● Aim of the exercise
In your copy, include every line of the listing below exactly but none of the pictures.

● Given entries
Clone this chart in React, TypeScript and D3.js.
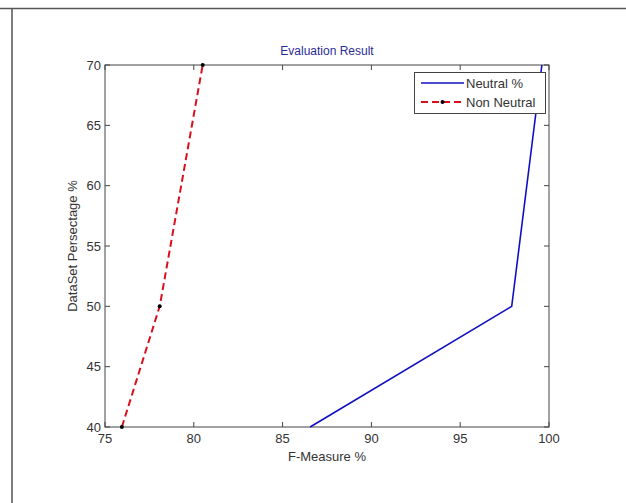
import React, { useEffect, useRef } from 'react';
import * as d3 from 'd3';

const width = 626;
const height = 503;
const margin = { top: 65, right: 77, bottom: 76, left: 105 };

const dataset = [40, 50, 70];
const neutral = [86.55, 97.9, 99.6];
const nonNeutral = [75.95, 78.08, 80.5];
const xTicks = [75, 80, 85, 90, 95, 100];
const yTicks = [40, 45, 50, 55, 60, 65, 70];

const FONT = '"Liberation Sans", Arial, sans-serif';
const AXIS = '#444';

const App = () => {
  const ref = useRef<SVGSVGElement>(null);

  useEffect(() => {
    const svg = d3.select(ref.current);
    svg.selectAll('*').remove();

    const x = d3.scaleLinear().domain([75, 100]).range([margin.left, width - margin.right]);
    const y = d3.scaleLinear().domain([40, 70]).range([height - margin.bottom, margin.top]);

    // outer frame (only top and left edges visible)
    svg.append('line').attr('x1', 0).attr('x2', width).attr('y1', 8.5).attr('y2', 8.5)
      .attr('stroke', '#555').attr('stroke-width', 1.5);
    svg.append('line').attr('x1', 12).attr('x2', 12).attr('y1', 8).attr('y2', height)
      .attr('stroke', '#555').attr('stroke-width', 1.5);

    // axes box
    const x0 = x.range()[0], x1 = x.range()[1];
    const y0 = y.range()[0], y1 = y.range()[1];
    svg.append('rect').attr('x', x0).attr('y', y1).attr('width', x1 - x0).attr('height', y0 - y1)
      .attr('fill', 'none').attr('stroke', AXIS).attr('stroke-width', 1);

    const tl = 5;
    const g = svg.append('g').attr('stroke', AXIS).attr('stroke-width', 1);
    xTicks.forEach(t => {
      g.append('line').attr('x1', x(t)).attr('x2', x(t)).attr('y1', y0).attr('y2', y0 - tl);
      g.append('line').attr('x1', x(t)).attr('x2', x(t)).attr('y1', y1).attr('y2', y1 + tl);
    });
    yTicks.forEach(t => {
      g.append('line').attr('x1', x0).attr('x2', x0 + tl).attr('y1', y(t)).attr('y2', y(t));
      g.append('line').attr('x1', x1).attr('x2', x1 - tl).attr('y1', y(t)).attr('y2', y(t));
    });

    svg.append('g').selectAll('text').data(xTicks).enter().append('text')
      .attr('x', d => x(d)).attr('y', y0 + 16)
      .attr('text-anchor', 'middle').attr('font-family', FONT).attr('font-size', 13)
      .attr('fill', '#333').text(d => `${d}`);

    svg.append('g').selectAll('text').data(yTicks).enter().append('text')
      .attr('x', x0 - 4).attr('y', d => y(d) + 4.5)
      .attr('text-anchor', 'end').attr('font-family', FONT).attr('font-size', 13)
      .attr('fill', '#333').text(d => `${d}`);

    // labels
    svg.append('text').attr('x', (x0 + x1) / 2).attr('y', 461)
      .attr('text-anchor', 'middle').attr('font-family', FONT).attr('font-size', 13)
      .attr('fill', '#333').text('F-Measure %');
    svg.append('text').attr('transform', `translate(77, ${(y0 + y1) / 2}) rotate(-90)`)
      .attr('text-anchor', 'middle').attr('font-family', FONT).attr('font-size', 13)
      .attr('fill', '#333').text('DataSet Persectage %');
    svg.append('text').attr('x', (x0 + x1) / 2).attr('y', 55)
      .attr('text-anchor', 'middle').attr('font-family', FONT).attr('font-size', 12)
      .attr('fill', '#2b2b96').text('Evaluation Result');

    // series
    const line = d3.line<number>().x(d => d);
    const neutralPts = dataset.map((d, i) => [x(neutral[i]), y(d)] as [number, number]);
    const nonPts = dataset.map((d, i) => [x(nonNeutral[i]), y(d)] as [number, number]);
    const path = d3.line();

    svg.append('path').attr('d', path(neutralPts)).attr('fill', 'none')
      .attr('stroke', '#1010c0').attr('stroke-width', 1.6);
    svg.append('path').attr('d', path(nonPts)).attr('fill', 'none')
      .attr('stroke', '#d8101c').attr('stroke-width', 2).attr('stroke-dasharray', '7,4');
    svg.append('g').selectAll('circle').data(nonPts).enter().append('circle')
      .attr('cx', d => d[0]).attr('cy', d => d[1]).attr('r', 2).attr('fill', '#000');

    // legend
    const lg = svg.append('g');
    lg.append('rect').attr('x', 414.5).attr('y', 72.5).attr('width', 131).attr('height', 41)
      .attr('fill', '#fff').attr('stroke', AXIS).attr('stroke-width', 1);
    lg.append('line').attr('x1', 421).attr('x2', 464).attr('y1', 83).attr('y2', 83)
      .attr('stroke', '#1010c0').attr('stroke-width', 1.6);
    lg.append('line').attr('x1', 421).attr('x2', 464).attr('y1', 102).attr('y2', 102)
      .attr('stroke', '#d8101c').attr('stroke-width', 2).attr('stroke-dasharray', '7,4');
    lg.append('circle').attr('cx', 442.5).attr('cy', 102).attr('r', 2).attr('fill', '#000');
    lg.append('text').attr('x', 466).attr('y', 88).attr('font-family', FONT).attr('font-size', 13)
      .attr('fill', '#333').text('Neutral %');
    lg.append('text').attr('x', 466).attr('y', 107).attr('font-family', FONT).attr('font-size', 13)
      .attr('fill', '#333').text('Non Neutral');
    void line;
  }, []);

  return (
    <div style={{ position: 'absolute', left: 0, top: 0 }}>
      <svg ref={ref} width={width} height={height} style={{ display: 'block', background: '#fff' }} />
    </div>
  );
};

export default App;
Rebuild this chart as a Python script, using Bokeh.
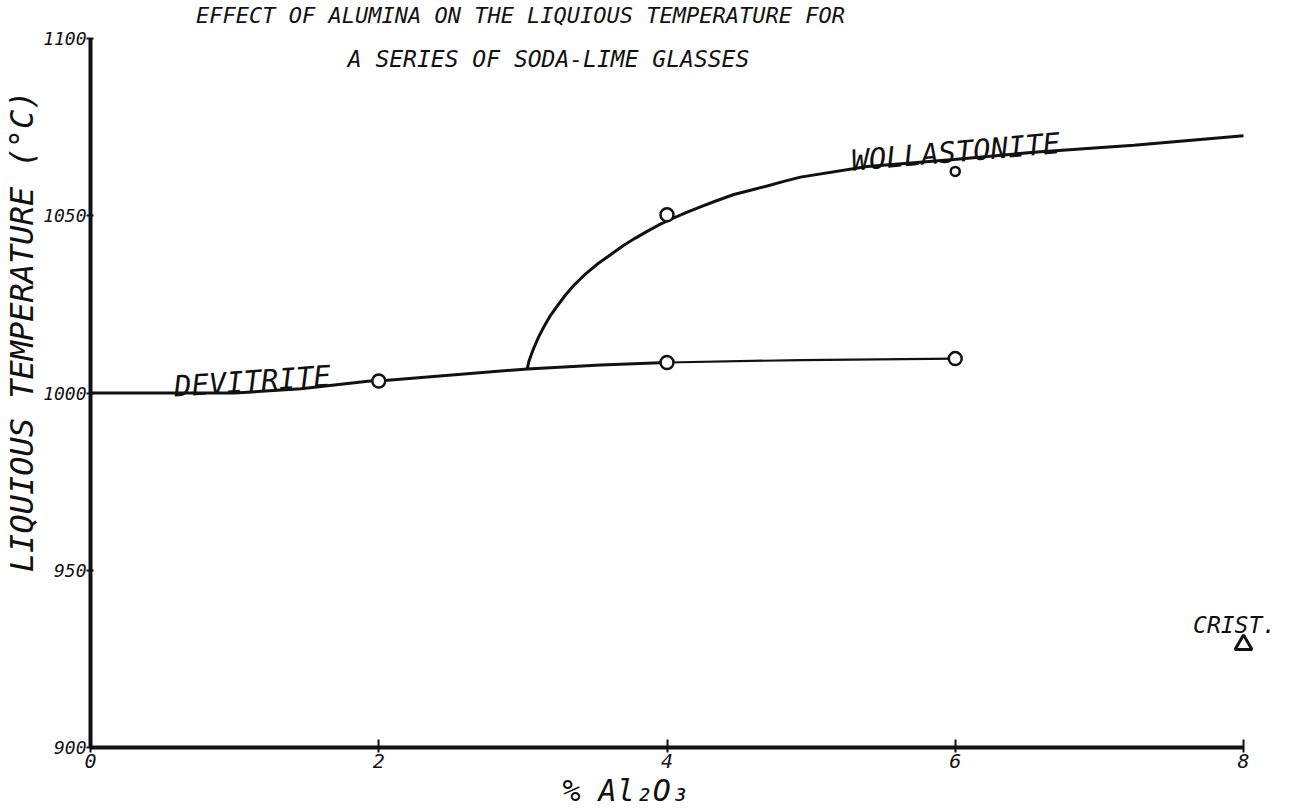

● Answer
Clone this chart in React, TypeScript and D3.js.
import React, { useEffect, useRef } from 'react';
import * as d3 from 'd3';

const width = 626;
const height = 503;
const margin = { top: 65, right: 77, bottom: 76, left: 105 };

const dataset = [40, 50, 70];
const neutral = [86.55, 97.9, 99.6];
const nonNeutral = [75.95, 78.08, 80.5];
const xTicks = [75, 80, 85, 90, 95, 100];
const yTicks = [40, 45, 50, 55, 60, 65, 70];

const FONT = '"Liberation Sans", Arial, sans-serif';
const AXIS = '#444';

const App = () => {
  const ref = useRef<SVGSVGElement>(null);

  useEffect(() => {
    const svg = d3.select(ref.current);
    svg.selectAll('*').remove();

    const x = d3.scaleLinear().domain([75, 100]).range([margin.left, width - margin.right]);
    const y = d3.scaleLinear().domain([40, 70]).range([height - margin.bottom, margin.top]);

    // outer frame (only top and left edges visible)
    svg.append('line').attr('x1', 0).attr('x2', width).attr('y1', 8.5).attr('y2', 8.5)
      .attr('stroke', '#555').attr('stroke-width', 1.5);
    svg.append('line').attr('x1', 12).attr('x2', 12).attr('y1', 8).attr('y2', height)
      .attr('stroke', '#555').attr('stroke-width', 1.5);

    // axes box
    const x0 = x.range()[0], x1 = x.range()[1];
    const y0 = y.range()[0], y1 = y.range()[1];
    svg.append('rect').attr('x', x0).attr('y', y1).attr('width', x1 - x0).attr('height', y0 - y1)
      .attr('fill', 'none').attr('stroke', AXIS).attr('stroke-width', 1);

    const tl = 5;
    const g = svg.append('g').attr('stroke', AXIS).attr('stroke-width', 1);
    xTicks.forEach(t => {
      g.append('line').attr('x1', x(t)).attr('x2', x(t)).attr('y1', y0).attr('y2', y0 - tl);
      g.append('line').attr('x1', x(t)).attr('x2', x(t)).attr('y1', y1).attr('y2', y1 + tl);
    });
    yTicks.forEach(t => {
      g.append('line').attr('x1', x0).attr('x2', x0 + tl).attr('y1', y(t)).attr('y2', y(t));
      g.append('line').attr('x1', x1).attr('x2', x1 - tl).attr('y1', y(t)).attr('y2', y(t));
    });

    svg.append('g').selectAll('text').data(xTicks).enter().append('text')
      .attr('x', d => x(d)).attr('y', y0 + 16)
      .attr('text-anchor', 'middle').attr('font-family', FONT).attr('font-size', 13)
      .attr('fill', '#333').text(d => `${d}`);

    svg.append('g').selectAll('text').data(yTicks).enter().append('text')
      .attr('x', x0 - 4).attr('y', d => y(d) + 4.5)
      .attr('text-anchor', 'end').attr('font-family', FONT).attr('font-size', 13)
      .attr('fill', '#333').text(d => `${d}`);

    // labels
    svg.append('text').attr('x', (x0 + x1) / 2).attr('y', 461)
      .attr('text-anchor', 'middle').attr('font-family', FONT).attr('font-size', 13)
      .attr('fill', '#333').text('F-Measure %');
    svg.append('text').attr('transform', `translate(77, ${(y0 + y1) / 2}) rotate(-90)`)
      .attr('text-anchor', 'middle').attr('font-family', FONT).attr('font-size', 13)
      .attr('fill', '#333').text('DataSet Persectage %');
    svg.append('text').attr('x', (x0 + x1) / 2).attr('y', 55)
      .attr('text-anchor', 'middle').attr('font-family', FONT).attr('font-size', 12)
      .attr('fill', '#2b2b96').text('Evaluation Result');

    // series
    const line = d3.line<number>().x(d => d);
    const neutralPts = dataset.map((d, i) => [x(neutral[i]), y(d)] as [number, number]);
    const nonPts = dataset.map((d, i) => [x(nonNeutral[i]), y(d)] as [number, number]);
    const path = d3.line();

    svg.append('path').attr('d', path(neutralPts)).attr('fill', 'none')
      .attr('stroke', '#1010c0').attr('stroke-width', 1.6);
    svg.append('path').attr('d', path(nonPts)).attr('fill', 'none')
      .attr('stroke', '#d8101c').attr('stroke-width', 2).attr('stroke-dasharray', '7,4');
    svg.append('g').selectAll('circle').data(nonPts).enter().append('circle')
      .attr('cx', d => d[0]).attr('cy', d => d[1]).attr('r', 2).attr('fill', '#000');

    // legend
    const lg = svg.append('g');
    lg.append('rect').attr('x', 414.5).attr('y', 72.5).attr('width', 131).attr('height', 41)
      .attr('fill', '#fff').attr('stroke', AXIS).attr('stroke-width', 1);
    lg.append('line').attr('x1', 421).attr('x2', 464).attr('y1', 83).attr('y2', 83)
      .attr('stroke', '#1010c0').attr('stroke-width', 1.6);
    lg.append('line').attr('x1', 421).attr('x2', 464).attr('y1', 102).attr('y2', 102)
      .attr('stroke', '#d8101c').attr('stroke-width', 2).attr('stroke-dasharray', '7,4');
    lg.append('circle').attr('cx', 442.5).attr('cy', 102).attr('r', 2).attr('fill', '#000');
    lg.append('text').attr('x', 466).attr('y', 88).attr('font-family', FONT).attr('font-size', 13)
      .attr('fill', '#333').text('Neutral %');
    lg.append('text').attr('x', 466).attr('y', 107).attr('font-family', FONT).attr('font-size', 13)
      .attr('fill', '#333').text('Non Neutral');
    void line;
  }, []);

  return (
    <div style={{ position: 'absolute', left: 0, top: 0 }}>
      <svg ref={ref} width={width} height={height} style={{ display: 'block', background: '#fff' }} />
    </div>
  );
};

export default App;
Rebuild this chart as a Python script, using Bokeh.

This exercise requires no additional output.